Queensland Ballet: Peter Pan
The Playhouse, QPAC
This is the second season of Trey McIntyre’s Peter Pan in as many years for Queensland Ballet (QB). Premiering here in 2015, this restaging also marks the 15th anniversary of its world premiere by Houston Ballet.
McIntyre’s recreation of J M Barrie’s timeless story, first told as a play in 1904, combines dance with elements of traditional pantomime to create a visual feast, opening with a whimsical “fairy” light show, and moving swiftly from the Darling’s home to Neverland and back, in three short acts.
The fantastical moving set of many separate parts (designed by Thomas Boyd) successfully creates a sense of place with lightness and ease, while the score, drawn from an eclectic selection of Edward Elgar’s symphonic works, dances and suites, also anchors the action firmly in the Edwardian Britain of Barrie’s play.
The costumes, designed by Broadway award-winner Jeanne Button, are equally fanciful, but in a bold and witty manner, avoiding more traditional interpretations. Masks and wigs are used for many of the character roles, stylistically separating adult from child, while the fairies and Tinkerbell, in bronze leotards with fishtailed skirts, have green lipstick (and wigs) that match the costumes' embellishments.
McIntyre’s choreography also distinguishes each of the characters. The grown-ups (Mr and Mrs Darling and maid Liza) show the restrained almost robotic demeanour of the Edwardian English with stiff and angular styled movement. This is in sharp contrast to the more fluid and natural movement of the children and various inhabitants of Neverland, where Redskins, pirates, lost boys, mermaids and the essential crocodile all add mischief and mayhem to the mix.
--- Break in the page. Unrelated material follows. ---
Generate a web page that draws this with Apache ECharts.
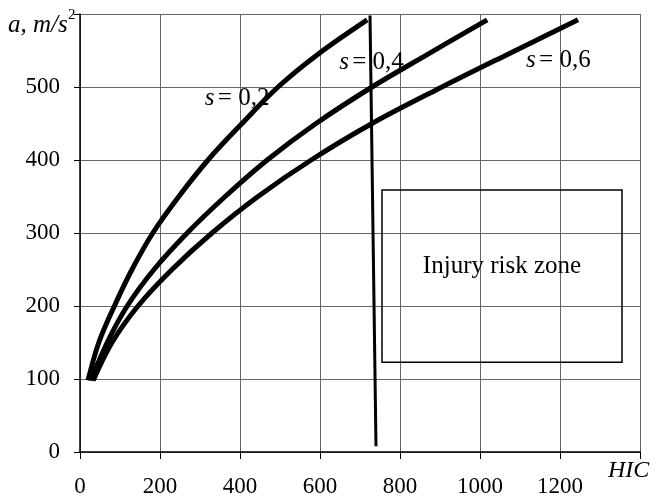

Camilo Ramos, as the free-spirited character of Peter Pan, was a perfect foil to Yanela Piñera’s charming Wendy. Charismatic and athletic, his energy dominated the stage, while Piñera captured the flowering maturity of the young Wendy perfectly.
Teri Crilly was a captivating bundle of incessant energy as the young Michael Darling, alongside the more stoic John Darling (Rian Thompson), while Lucy Green was both mischievous and mercurial as Tinkerbell. However, in a departure from the traditional story, disappointingly little was seen of her after the first act.
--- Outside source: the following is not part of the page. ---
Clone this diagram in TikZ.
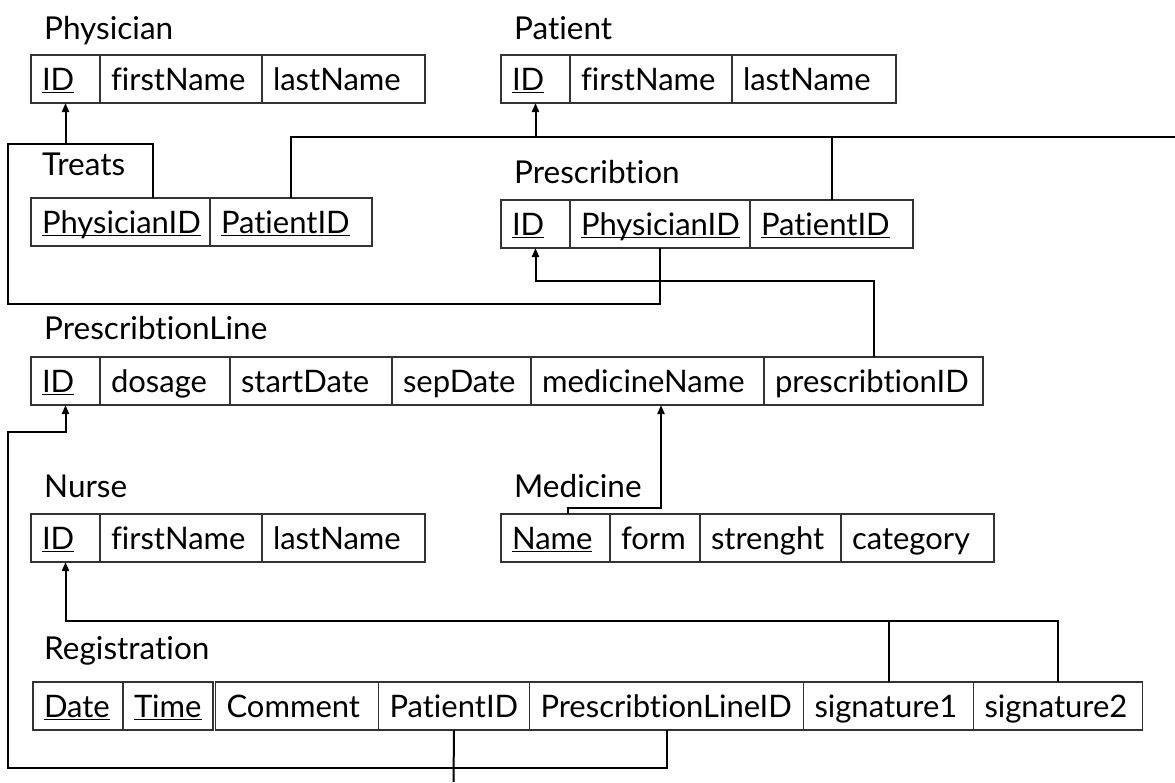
\documentclass[tikz,border=0pt]{standalone}
\usepackage{fontspec}
\setmainfont{Lato}[Ligatures={NoCommon,NoRare,NoContextual}]
\usetikzlibrary{arrows.meta}
% underlined key attribute, rule drawn just under the baseline
\newsavebox{\pkbox}
\newcommand{\pk}[1]{\sbox{\pkbox}{#1}\rlap{\usebox{\pkbox}}\rule[-3.3pt]{\wd\pkbox}{1.3pt}}

\tikzset{
  cell/.style={draw=black!80, line width=1.2pt, outer sep=0pt, anchor=north west,
    minimum height=48pt, inner ysep=0pt, inner xsep=11pt, text height=25pt,
    text depth=3pt, text width=#1, align=left, font=\fontsize{31}{36}\selectfont},
  title/.style={anchor=base west, inner sep=0pt, font=\fontsize{31.5}{36}\selectfont},
  link/.style={line width=2pt, black},
  fk/.style={link, -{Triangle[length=9pt,width=7pt]}},
}

\begin{document}
\begin{tikzpicture}[x=1pt, y=-1pt]
\useasboundingbox (0,0) rectangle (1175,782);
\fill[white] (0,0) rectangle (1175,782);

% ---------- table titles ----------
\node[title] (tPhysician) at (44,39) {Physician};
\node[title] (tPatient) at (514,39) {Patient};
\node[title] (tTreats) at (42,175) {Treats};
\node[title] (tPrescr) at (514,183) {Prescribtion};
\node[title] (tPLine) at (44,339) {PrescribtionLine};
\node[title] (tNurse) at (44,497) {Nurse};
\node[title] (tMedicine) at (514,497) {Medicine};
\node[title] (tRegistration) at (44,659) {Registration};

% ---------- Physician ----------
\node[cell=47pt] (phyId) at (31,55) {\pk{ID}};
\node[cell=140pt] (phyFirst) at (phyId.north east) {firstName};
\node[cell=141pt] (phyLast) at (phyFirst.north east) {lastName};

% ---------- Patient ----------
\node[cell=47pt] (patId) at (501,55) {\pk{ID}};
\node[cell=140pt] (patFirst) at (patId.north east) {firstName};
\node[cell=142pt] (patLast) at (patFirst.north east) {lastName};

% ---------- Treats ----------
\node[cell=157pt] (trPhy) at (31,198) {\pk{PhysicianID}};
\node[cell=140pt] (trPat) at (trPhy.north east) {\pk{PatientID}};

% ---------- Prescribtion ----------
\node[cell=47pt] (prId) at (501,200) {\pk{ID}};
\node[cell=158pt] (prPhy) at (prId.north east) {\pk{PhysicianID}};
\node[cell=141pt] (prPat) at (prPhy.north east) {\pk{PatientID}};

% ---------- PrescribtionLine ----------
\node[cell=47pt] (plId) at (31,357) {\pk{ID}};
\node[cell=108pt] (plDosage) at (plId.north east) {dosage};
\node[cell=140pt] (plStart) at (plDosage.north east) {startDate};
\node[cell=117pt] (plSep) at (plStart.north east) {sepDate};
\node[cell=211pt] (plMed) at (plSep.north east) {medicineName};
\node[cell=197pt] (plPres) at (plMed.north east) {prescribtionID};

% ---------- Nurse ----------
\node[cell=47pt] (nuId) at (31,514) {\pk{ID}};
\node[cell=140pt] (nuFirst) at (nuId.north east) {firstName};
\node[cell=141pt] (nuLast) at (nuFirst.north east) {lastName};

% ---------- Medicine ----------
\node[cell=87pt] (meName) at (501,514) {\pk{Name}};
\node[cell=68pt] (meForm) at (meName.north east) {form};
\node[cell=119pt] (meStr) at (meForm.north east) {strenght};
\node[cell=131pt] (meCat) at (meStr.north east) {category};

% ---------- Registration ----------
\node[cell=68pt] (reDate) at (33,682) {\pk{Date}};
\node[cell=68pt] (reTime) at (reDate.north east) {\pk{Time}};
\node[cell=141pt] (reComment) at ([xshift=2.5pt]reTime.north east) {Comment};
\node[cell=129pt] (rePat) at (reComment.north east) {PatientID};
\node[cell=252pt] (reLine) at (rePat.north east) {PrescribtionLineID};
\node[cell=148pt] (reSig1) at (reLine.north east) {signature1};
\node[cell=147pt] (reSig2) at (reSig1.north east) {signature2};

% ---------- bend points and free ends ----------
\coordinate (phyBus) at (65.5,144);
\coordinate (leftTop) at (8,304);
\coordinate (leftBottom) at (8,768);
\coordinate (patBus) at (535.5,137);
\coordinate (rightEnd) at (1175,137);
\coordinate (bottomEnd) at (453.5,782);
\coordinate (nurseBus) at ([yshift=-59pt]nuId.south);

% ---------- foreign keys ----------
% Prescribtion.PhysicianID and Treats.PhysicianID -> Physician.ID
\draw[fk] (prPhy.south) |- (leftTop) |- (phyBus) -- (phyId.south);
\draw[link] ([xshift=122pt]trPhy.north west) |- (phyBus);

% Treats.PatientID, Prescribtion.PatientID, Registration.PatientID -> Patient.ID
\draw[link] (trPat.north) |- (rightEnd);
\draw[fk] (patBus) -- (patId.south);
\draw[link] (prPat.north) -- (prPat.north |- patBus);
\draw[link] (rePat.south) -- (bottomEnd);

% PrescribtionLine.prescribtionID -> Prescribtion.ID
\draw[fk] (plPres.north) |- ([yshift=-33pt]prId.south) -- (prId.south);

% Registration.PrescribtionLineID -> PrescribtionLine.ID
\draw[fk] (reLine.south) |- (leftBottom) |- ([yshift=-27pt]plId.south) -- (plId.south);

% Registration.signature1/2 -> Nurse.ID
\draw[fk] (reSig2.north) |- (nurseBus) -- (nuId.south);
\draw[link] (reSig1.north) -- (reSig1.north |- nurseBus);

% Medicine.Name -> PrescribtionLine.medicineName
\draw[fk] ([xshift=67pt]meName.north west) |- ([xshift=130pt,yshift=-103pt]plMed.south west) -- ([xshift=130pt]plMed.south west);
\end{tikzpicture}
\end{document}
Lisa Edwards, Vanessa Morelli, Georgia Swan and Victor Estévez as Mermaids and Merman provided the only pure dance moments of the ballet, a beautifully sinuous and fluid interlude (in Act 2), which gives a brief nod to the iconic arabesque grouping of Balanchine’s Apollo.
Captain Hook's entrance raises the comedic levels on stage, matched by the energetic male corps as his pirates. In the role, Vito Bernasconi’s impeccable comic timing, milking the theatricality of pantomime to its limits, made his Hook malevolently delightful. Sporting a single oversized skeletal digit instead of a hook for his left hand, his masterfully timed duet of seduction with Piñera showed comedic finesse.
Technically the ballet went off without a hitch – the spectacular “flying” by Peter Pan and the Darling children appearing effortless. This and other inventive visual effects made both the beginning and the ending to this ballet quite magical.
This Peter Pan cherry picks from the original tale, but also adds additional material, which muddles the plot a little. The demise of Peter, a fourth Darling child not in the original story, who is swept away with the garbage early in the ballet, might refer to the death, at 14, of Barrie’s brother, an oft-suggested catalyst for the Peter Pan story. But the rationale behind the episode is never made clear.
Nevertheless, McIntyre’s Peter Pan is charming. Beautifully performed by the Queensland Ballet artists, it successfully celebrates the child hopefully within us all.